As China has deployed historic volumes of solar and wind power in the past ten years, wind power has grown unprecedentedly since 2020.
In the case of industrial scale electricity generation, wind power has always been given a priority over solar because of its ability of the wind turbines to make sure that the electricity gets generated round the clock while the solar generation drops as soon as the sun sets. In the past two years, the average yearly rise in the wind capacity in China was 178.6 TWh, which was 350% more than the average yearly surge between 2015 and 2020.
China’s solar, on the other hand, grew at an average of 78.3 TWh in 2021–22, which is twice the annual growth that was seen between 2015 and 2020. The recent wind power expansion in the country has been apparently higher than other major markets, with the overall growth 3.6 times higher than the growth seen in the same period in the US and Europe too. As per the information from Global Energy Monitor, China’s overall functional capacity of wind farms was 278.353 MW as of January this year. Almost 60% of the total capacity has been installed since 2015, which means that the vast Chinese wind projects are comparatively modern installations that churn out high efficiency rates.
On the contrary, 22% of US wind capacity and 27% of Germany’s were installed before 2010, thereby making these plants less efficient as compared to the latest upgrades in turbines. Notably, China’s functional wind installations have been spread across 30 of its provinces, out of which 10 provinces have a capacity that is more than 10,000 MW.
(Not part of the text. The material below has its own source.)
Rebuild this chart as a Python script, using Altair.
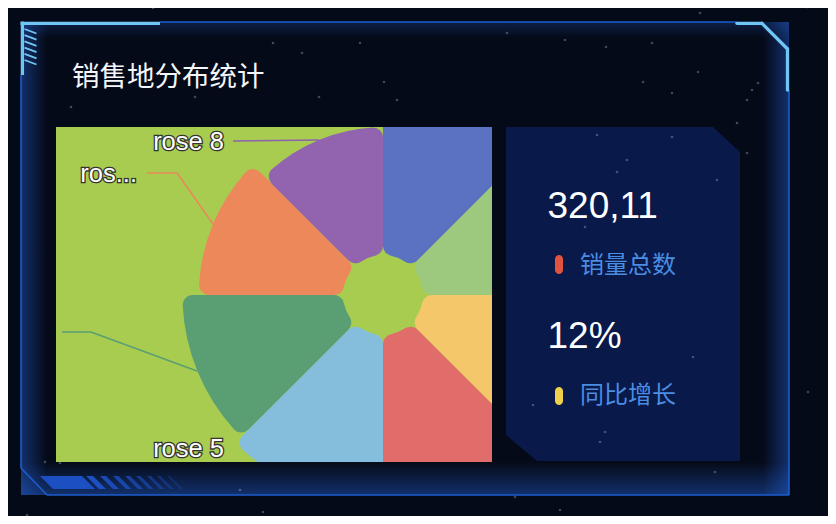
import altair as alt
import pandas as pd

# rose chart (equal angles, radius by value)
names = ["rose 1", "rose 2", "rose 3", "rose 4", "rose 5", "rose 6", "rose 7", "rose 8"]
values = [40, 38, 32, 30, 28, 26, 22, 18]
colors = ["#5a72c1", "#9dc97e", "#f4c86a", "#e06d69", "#84bedc", "#5a9e74", "#ec885a", "#9264b0"]

# side panel
title_text = "销售地分布统计"
stat_values = ["320,11", "12%"]
stat_labels = ["销量总数", "同比增长"]
stat_dots = ["#e0533e", "#f0d04a"]

# faint stars of the backdrop (page px)
star_x = [153, 273, 302, 384, 397, 319, 71, 195, 360, 507, 565, 606, 652, 698, 643, 672, 747,
          752, 758, 807, 700, 672, 585, 693, 533, 600, 605, 808, 515, 560, 715, 45, 60, 27, 263,
          240, 597, 627, 737, 747, 617, 717]
star_y = [8, 43, 53, 82, 100, 97, 107, 97, 43, 33, 40, 47, 43, 72, 82, 93, 100, 90, 83, 7, 13,
          137, 227, 357, 405, 442, 432, 392, 497, 510, 472, 462, 463, 515, 512, 490, 135, 160,
          123, 153, 172, 180]

# the rose plot area is the view; everything else is drawn around it (page px)
OX, OY = 56, 127
W, H = 436, 335
CX, CY = 383, 295

one = pd.DataFrame({"k": [0]})
FRAME = "#1d5ccf"
LIGHT = "#6fc6f5"
BLOCK = "#1c4fc2"


def seg(x1, y1, x2, y2, color, w, cap="butt", opacity=1.0):
    return alt.Chart(one).mark_rule(color=color, strokeWidth=w, strokeCap=cap, opacity=opacity).encode(
        x=alt.value(x1 - OX), y=alt.value(y1 - OY),
        x2=alt.value(x2 - OX), y2=alt.value(y2 - OY))


def poly(pts, color, opacity=1.0):
    xs = [p[0] - OX for p in pts]
    ys = [p[1] - OY for p in pts]
    cx = (min(xs) + max(xs)) / 2
    cy = (min(ys) + max(ys)) / 2
    half = max(max(xs) - min(xs), max(ys) - min(ys)) / 2
    path = "M" + " L".join(f"{(x - cx) / half:.4f},{(y - cy) / half:.4f}" for x, y in zip(xs, ys)) + " Z"
    return alt.Chart(one).mark_point(shape=path, size=(2 * half) ** 2, filled=True, color=color,
                                     opacity=opacity, strokeWidth=0).encode(
        x=alt.value(cx), y=alt.value(cy))


def glow(x1, y1, x2, y2, c0, c1, horizontal):
    grad = alt.LinearGradient(
        gradient="linear",
        stops=[alt.GradientStop(color=c0, offset=0), alt.GradientStop(color=c1, offset=1)],
        x1=0, y1=0, x2=1 if horizontal else 0, y2=0 if horizontal else 1)
    return alt.Chart(one).mark_rect(color=grad).encode(
        x=alt.value(x1 - OX), x2=alt.value(x2 - OX), y=alt.value(y1 - OY), y2=alt.value(y2 - OY))


def text(t, x, y, size, color, font, align="left", **kw):
    return alt.Chart(one).mark_text(text=t, align=align, baseline="alphabetic", font=font,
                                    fontSize=size, color=color, **kw).encode(
        x=alt.value(x - OX), y=alt.value(y - OY))


BLUE_GLOW = "rgba(35,95,210,0.45)"
NONE = "rgba(35,95,210,0)"
layers = [
    glow(21, 22, 47, 495, BLUE_GLOW, NONE, True),
    glow(763, 22, 789, 495, NONE, BLUE_GLOW, True),
    glow(21, 462, 789, 495, NONE, BLUE_GLOW, False),
    glow(21, 22, 789, 38, "rgba(35,95,210,0.25)", NONE, False),
    # frame
    seg(160, 22, 737, 22, FRAME, 1.6),
    seg(789, 90, 789, 495, FRAME, 1.6),
    seg(47, 495, 789, 495, FRAME, 1.6),
    seg(21, 468, 47, 495, FRAME, 1.6),
    seg(21, 75, 21, 468, FRAME, 1.6),
    seg(20.5, 23.3, 160, 23.3, LIGHT, 3.3),
    seg(22.4, 21.6, 22.4, 75, LIGHT, 3.3),
    seg(737, 23.3, 762, 23.3, LIGHT, 3.3, "round"),
    seg(762, 23.3, 787.5, 49, LIGHT, 3.3, "round"),
    seg(787.5, 49, 787.5, 90, LIGHT, 3.3, "round"),
    poly([(40, 476), (82, 476), (95, 489), (53, 489)], BLOCK),
]
for k in range(6):
    layers.append(seg(24.5, 29 + 6.2 * k, 36.5, 33.5 + 6.2 * k, LIGHT, 1.8))
for a, w, op in [(86, 7, 1.0), (100, 6, 0.9), (113, 5.5, 0.8), (125, 5, 0.7),
                 (136, 4.5, 0.6), (147, 4, 0.5), (157, 3.5, 0.4), (167, 3, 0.3)]:
    layers.append(poly([(a, 476), (a + w, 476), (a + w + 13, 489), (a + 13, 489)], BLOCK, op))

# right panel
layers.append(poly([(506, 127), (713, 127), (740, 152), (740, 461), (537, 461), (506, 435)], "#091949"))

stars = alt.Chart(pd.DataFrame({"sx": [x - OX for x in star_x], "sy": [y - OY for y in star_y]})).mark_circle(
    size=7, color="#a9bde0", opacity=0.35).encode(
    x=alt.X("sx:Q", scale=None, axis=None), y=alt.Y("sy:Q", scale=None, axis=None))
layers.append(stars)

CJK = "Noto Sans CJK SC"
SANS = "Liberation Sans"
layers += [
    text(title_text, 72, 86, 27.5, "#f4f6fa", CJK),
    text(stat_values[0], 547.5, 218, 37, "#ffffff", SANS),
    text(stat_values[1], 547.5, 348, 37, "#ffffff", SANS),
    text(stat_labels[0], 580, 273, 24, "#4b8de3", CJK),
    text(stat_labels[1], 580, 403, 24, "#4b8de3", CJK),
]
for i, (y0, y1) in enumerate([(255, 274), (387, 405)]):
    layers.append(alt.Chart(one).mark_rect(color=stat_dots[i], cornerRadius=4).encode(
        x=alt.value(555 - OX), x2=alt.value(563 - OX), y=alt.value(y0 - OY), y2=alt.value(y1 - OY)))

# equal sectors clockwise from 12 o'clock
rose_df = pd.DataFrame({"name": names, "value": values, "rank": list(range(len(names)))})
rose = alt.Chart(rose_df).transform_calculate(
    end="datum.rank + 1"
).mark_arc(innerRadius=40, cornerRadius=10, clip=True).encode(
    theta=alt.Theta("rank:Q", scale=alt.Scale(domain=[0, len(names)])),
    theta2="end:Q",
    radius=alt.Radius("value:Q", scale=alt.Scale(type="linear", domain=[0, 40], range=[94, 258])),
    color=alt.Color("name:N", scale=alt.Scale(domain=names, range=colors), legend=None),
    x=alt.value(CX - OX),
    y=alt.value(CY - OY),
)
layers.append(rose)

# label lines and outside labels
layers += [
    seg(233, 141, 319, 140, "#8e63ad", 1.5),
    seg(147, 173, 177, 173, colors[6], 1.5),
    seg(177, 173, 213, 224, colors[6], 1.5),
    seg(62, 332, 91, 332, colors[5], 1.5),
    seg(91, 332, 197, 371, colors[5], 1.5),
]
for t, x, y in [(names[7], 224, 150), ("ros...", 137, 182), (names[4], 224, 456.5)]:
    layers.append(text(t, x, y, 25.5, "#333333", SANS, align="right", stroke="#333333", strokeWidth=2.6))
    layers.append(text(t, x, y, 25.5, "#ffffff", SANS, align="right"))

chart = alt.layer(*layers).properties(
    width=W, height=H,
    padding={"left": OX - 8, "top": OY - 8, "right": 820 - (OX - 8) - W, "bottom": 508 - (OY - 8) - H},
    autosize=alt.AutoSizeParams(type="none"),
    background="#050a18",
).configure_view(fill="#a7cc4f", strokeWidth=0)

chart.save("out.html", embed_options={"renderer": "svg", "actions": False})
Prominent manufacturing hubs like Guangdong, Fujian, Shanxi, and Hebei have all seen steep rises when it comes to wind power generation recently, which has in turn helped domestic power manufacturers to lessen their reliance on high-emitting fossil fuels. Besides, higher renewable power generation has helped put a cap on the power costs for consumers since the coal and natural gas costs have shot up in the global markets.
Moving forward, the high levels of wind generation will play a major role in sharing increased power to factories in China. It is also expected in 2023, a greater usage of coal in China as the economy steps up in response to the stimulus measures of Beijing which are focussed on reviving growth in businesses. More importantly, further wind energy installations are expected to be part of China’s development mix, giving more thrust to the country’s energy transition efforts and thereby widening its lead as compared to other markets when it comes to renewable energy deployment.